• [Exercise goal]
Only the lines from the start of the data through the line containing "Chart.register(...registerables);" should be written out, exactly as they are, with both ends included and the pictures left out.

=======

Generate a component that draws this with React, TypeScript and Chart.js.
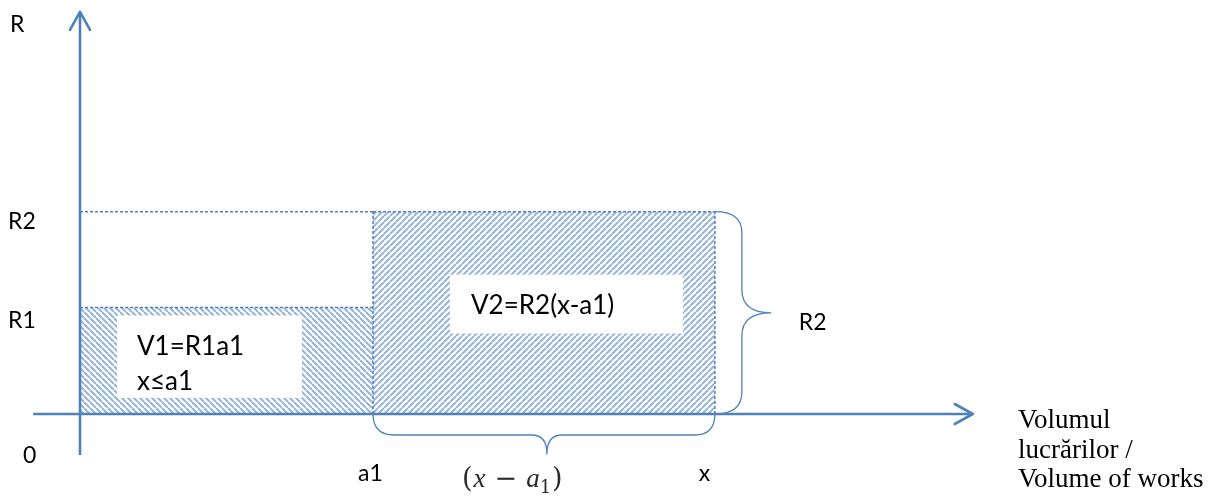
import React, { useEffect, useRef } from "react";
import { Chart, registerables } from "chart.js";

Chart.register(...registerables);

// ---- data (diagram values, in abstract units) ----
const A1 = 3; // a1 on the volume axis
const XV = 6.5; // x on the volume axis
const R1 = 1; // rate level R1
const R2 = 1.9; // rate level R2
const xAxisRange = [-0.48, 9.14];
const yAxisRange = [-0.385, 3.775];
const xTickValues = [0, A1, XV];
const xTickLabels = ["0", "a1", "x"];
const yTickValues = [R1, R2];
const yTickLabels = ["R1", "R2"];
const yAxisTitle = "R";
const xAxisTitle = ["Volumul", "lucrărilor /", "Volume of works"];
const block1Labels = ["V1=R1a1", "x≤a1"];
const block2Labels = ["V2=R2(x-a1)"];
const braceRightLabel = "R2";

const BLUE = "#4f81bd";
const HATCH = "rgba(79,129,189,0.58)";
const SANS = "Lato, 'Noto Sans', sans-serif";

function makePattern(dir: "back" | "fwd") {
  const s = 6;
  const c = document.createElement("canvas");
  c.width = s;
  c.height = s;
  const g = c.getContext("2d")!;
  g.strokeStyle = HATCH;
  g.lineWidth = 2.1;
  for (const o of [-s, 0, s]) {
    g.beginPath();
    if (dir === "back") {
      g.moveTo(o, 0);
      g.lineTo(o + s, s);
    } else {
      g.moveTo(o, s);
      g.lineTo(o + s, 0);
    }
    g.stroke();
  }
  return g.createPattern(c, "repeat")!;
}

const diagramPlugin = {
  id: "diagram",
  afterDatasetsDraw(chart: any) {
    const { ctx } = chart;
    const xs = chart.scales.x;
    const ys = chart.scales.y;
    const px = (v: number) => xs.getPixelForValue(v);
    const py = (v: number) => ys.getPixelForValue(v);
    ctx.save();

    // arrowheads
    ctx.strokeStyle = BLUE;
    ctx.lineWidth = 2.6;
    ctx.lineCap = "round";
    ctx.lineJoin = "round";
    const ty = { x: px(0), y: py(yAxisRange[1]) };
    ctx.beginPath();
    ctx.moveTo(ty.x - 10, ty.y + 18);
    ctx.lineTo(ty.x, ty.y);
    ctx.lineTo(ty.x + 10, ty.y + 18);
    ctx.stroke();
    const tx = { x: px(xAxisRange[1]), y: py(0) };
    ctx.beginPath();
    ctx.moveTo(tx.x - 18, tx.y - 10);
    ctx.lineTo(tx.x, tx.y);
    ctx.lineTo(tx.x - 18, tx.y + 10);
    ctx.stroke();

    // braces
    ctx.lineWidth = 1.3;
    // bottom brace spanning a1..x
    {
      const L = px(A1), R = px(XV), M = (L + R) / 2 + 3;
      const y0 = py(0), yb = y0 + 21, yt = y0 + 40;
      ctx.beginPath();
      ctx.moveTo(L, y0);
      ctx.quadraticCurveTo(L, yb, L + 21, yb);
      ctx.lineTo(M - 15, yb);
      ctx.quadraticCurveTo(M, yb, M, yt);
      ctx.quadraticCurveTo(M, yb, M + 15, yb);
      ctx.lineTo(R - 20, yb);
      ctx.quadraticCurveTo(R, yb, R, y0);
      ctx.stroke();
    }
    // right brace spanning 0..R2
    {
      const T = py(R2), B = py(0), M = (T + B) / 2;
      const x0 = px(XV), xb = x0 + 27, xt = x0 + 56;
      ctx.beginPath();
      ctx.moveTo(x0, T);
      ctx.quadraticCurveTo(xb, T, xb, T + 21);
      ctx.lineTo(xb, M - 23);
      ctx.quadraticCurveTo(xb, M, xt, M);
      ctx.quadraticCurveTo(xb, M, xb, M + 23);
      ctx.lineTo(xb, B - 22);
      ctx.quadraticCurveTo(xb, B, x0, B);
      ctx.stroke();
    }

    // white label boxes
    ctx.fillStyle = "#ffffff";
    const b1 = { l: px(0) + 37, t: py(R1) + 8, r: px(0) + 222, b: py(0) - 16 };
    ctx.fillRect(b1.l, b1.t, b1.r - b1.l, b1.b - b1.t);
    const b2 = { l: px(A1) + 77, t: py(R2) + 63, r: px(XV) - 32, b: py(R1) + 26 };
    ctx.fillRect(b2.l, b2.t, b2.r - b2.l, b2.b - b2.t);

    // block texts
    ctx.fillStyle = "#000";
    ctx.textAlign = "left";
    ctx.textBaseline = "alphabetic";
    ctx.font = `26px ${SANS}`;
    ctx.fillText(block1Labels[0], b1.l + 20, b1.t + 39);
    ctx.save();
    ctx.beginPath();
    ctx.rect(b1.l, b1.t, b1.r - b1.l, b1.b - b1.t);
    ctx.clip();
    ctx.fillText(block1Labels[1], b1.l + 20, b1.t + 74);
    ctx.restore();
    ctx.fillText(block2Labels[0], b2.l + 21, b2.t + 39);

    // axis labels
    ctx.font = `23px ${SANS}`;
    ctx.textBaseline = "middle";
    ctx.fillText(yAxisTitle, 10, py(yAxisRange[1]) + 13);
    yTickValues.forEach((v, i) => {
      ctx.fillText(yTickLabels[i], 8, py(v) + (i === 0 ? 13 : 10));
    });
    ctx.textBaseline = "alphabetic";
    xTickValues.forEach((v, i) => {
      const xPos = i === 0 ? px(v) - 57 : i === 1 ? px(v) - 15 : px(v) - 16;
      const yPos = i === 0 ? py(0) + 49 : py(0) + 67;
      ctx.fillText(xTickLabels[i], xPos, yPos);
    });
    ctx.textBaseline = "middle";
    ctx.fillText(braceRightLabel, px(XV) + 84, (py(R2) + py(0)) / 2 + 10);

    // (x − a1) math label
    {
      let cx = px(A1) + 89;
      const by = py(0) + 73;
      ctx.textBaseline = "alphabetic";
      ctx.fillStyle = "#2b2b2b";
      const up = "27px 'DejaVu Serif', serif";
      const it = "italic 27px 'Liberation Serif', serif";
      const parts: [string, string, number, number][] = [
        ["(", up, 0, 1],
        ["x", it, 0, 9],
        ["−", up, 0, 9],
        ["a", it, 0, 0],
        ["1", "18px 'DejaVu Serif', serif", 6, 1],
        [")", up, 0, 0],
      ];
      for (const [t, f, dy, gap] of parts) {
        ctx.font = f;
        ctx.fillText(t, cx, by + dy);
        cx += ctx.measureText(t).width + gap;
      }
    }

    // x axis title (serif)
    ctx.fillStyle = "#000";
    ctx.font = "27px 'Liberation Serif', serif";
    ctx.textBaseline = "alphabetic";
    xAxisTitle.forEach((t, i) => {
      ctx.fillText(t, 1018, py(0) + 14 + i * 29.5);
    });

    ctx.restore();
  },
};

export default function App() {
  const ref = useRef<HTMLCanvasElement | null>(null);
  useEffect(() => {
    const canvas = ref.current;
    if (!canvas) return;
    const back = makePattern("back");
    const fwd = makePattern("fwd");
    const dash = [3, 2];
    const line = (pts: { x: number; y: number }[], extra: any) => ({
      data: pts,
      showLine: true,
      pointRadius: 0,
      borderColor: BLUE,
      borderWidth: 1.5,
      fill: false,
      ...extra,
    });
    const chart = new Chart(canvas, {
      type: "scatter",
      data: {
        datasets: [
          line([{ x: 0, y: R1 }, { x: A1, y: R1 }], { fill: "origin", backgroundColor: back, borderDash: dash, order: 10 }),
          line([{ x: A1, y: R2 }, { x: XV, y: R2 }], { fill: "origin", backgroundColor: fwd, borderDash: dash, order: 9 }),
          line([{ x: 0, y: R2 }, { x: A1, y: R2 }], { borderDash: dash, order: 5 }),
          line([{ x: A1, y: 0 }, { x: A1, y: R2 }], { borderDash: dash, order: 5 }),
          line([{ x: XV, y: 0 }, { x: XV, y: R2 }], { borderDash: dash, order: 5 }),
          line([{ x: xAxisRange[0], y: 0 }, { x: xAxisRange[1], y: 0 }], { borderWidth: 2.6, order: 1 }),
          line([{ x: 0, y: yAxisRange[0] }, { x: 0, y: yAxisRange[1] }], { borderWidth: 2.6, order: 1 }),
        ],
      },
      options: {
        animation: false,
        responsive: true,
        maintainAspectRatio: false,
        layout: { padding: 0 },
        plugins: { legend: { display: false }, tooltip: { enabled: false } },
        scales: {
          x: { type: "linear", min: -0.8191, max: 11.559, display: false },
          y: { type: "linear", min: -0.7793, max: 3.8873, display: false },
        },
      },
      plugins: [diagramPlugin],
    });
    return () => chart.destroy();
  }, []);
  return (
    <div style={{ position: "fixed", left: 0, top: 0, width: 1209, height: 497, background: "#fff" }}>
      <canvas ref={ref} />
    </div>
  );
}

=======

• [Task output]
Generate a component that draws this with React, TypeScript and Chart.js.
import React, { useEffect, useRef } from "react";
import { Chart, registerables } from "chart.js";

Chart.register(...registerables);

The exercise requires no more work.